An emission line spectrum is the whole pattern of bright lines produced by excited gas, while broad emission lines are specific lines within that spectrum that are widened by fast motion. A spectrum can contain both broad and narrow emission lines, so the broad part is a subtype, not a separate kind of spectrum.

Key things to remember about Broad Emission Lines

  • Broad emission lines are widened spectral lines caused by fast-moving gas, usually near a supermassive black hole in an AGN.

  • The width of the line comes from Doppler broadening, since different parts of the gas are moving at different speeds toward and away from you.

  • These lines usually come from the broad-line region, which sits closer to the central black hole than the narrow-line region.

  • Seeing or not seeing broad lines can affect how you classify an AGN, especially in unification models that depend on viewing angle and obscuration.

  • In practice, broad line shapes let you infer velocity, geometry, and sometimes outflow activity from a spectrum.

Frequently asked questions about Broad Emission Lines

What is Broad Emission Lines in Astrophysics II?

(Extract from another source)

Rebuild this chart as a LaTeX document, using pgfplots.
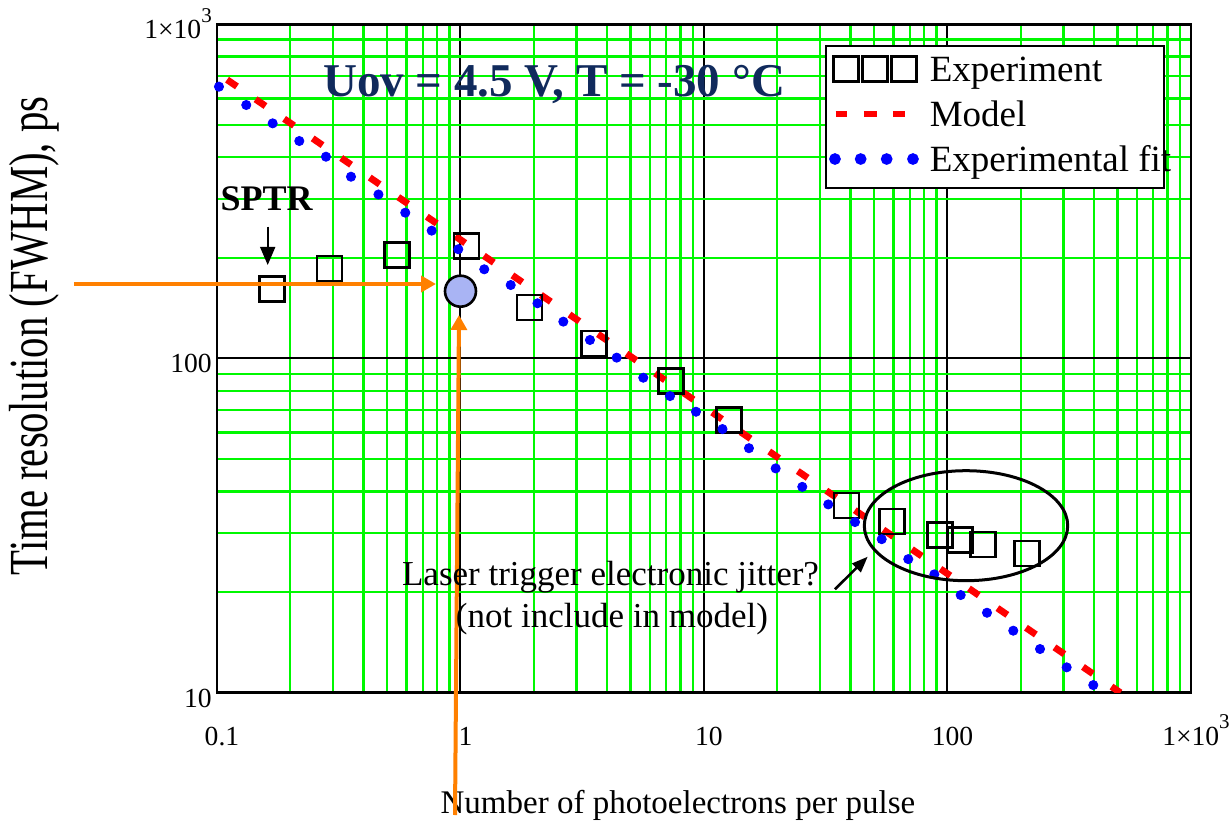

Broad emission lines are spectral lines that look widened because the emitting gas is moving very fast. In Astrophysics II, they usually point to gas near a supermassive black hole in an active galactic nucleus. They are one of the main clues astronomers use when reading AGN spectra.

Why are broad emission lines wider than narrow emission lines?

They are wider because the gas producing them has a much larger spread of velocities. Gas closer to the black hole moves fast, so Doppler shifts from different parts of the cloud smear the line out. Narrow lines come from slower gas farther away, so they stay much sharper.

What do broad emission lines tell you about an AGN?

They tell you that there is a fast, dense region of ionized gas near the nucleus. That can support the presence of a broad-line region and help you decide whether the AGN is more like a Seyfert 1 or a quasar. They also give clues about viewing angle, obscuration, and gas motion.

How do you identify broad emission lines on a spectrum?

Look for bright features that are much wider than the surrounding narrow lines, not just taller. In a plotted spectrum, broad lines spread across more wavelength space and often sit on top of a continuum from the AGN. If you compare them with narrow lines, the difference in width is the giveaway.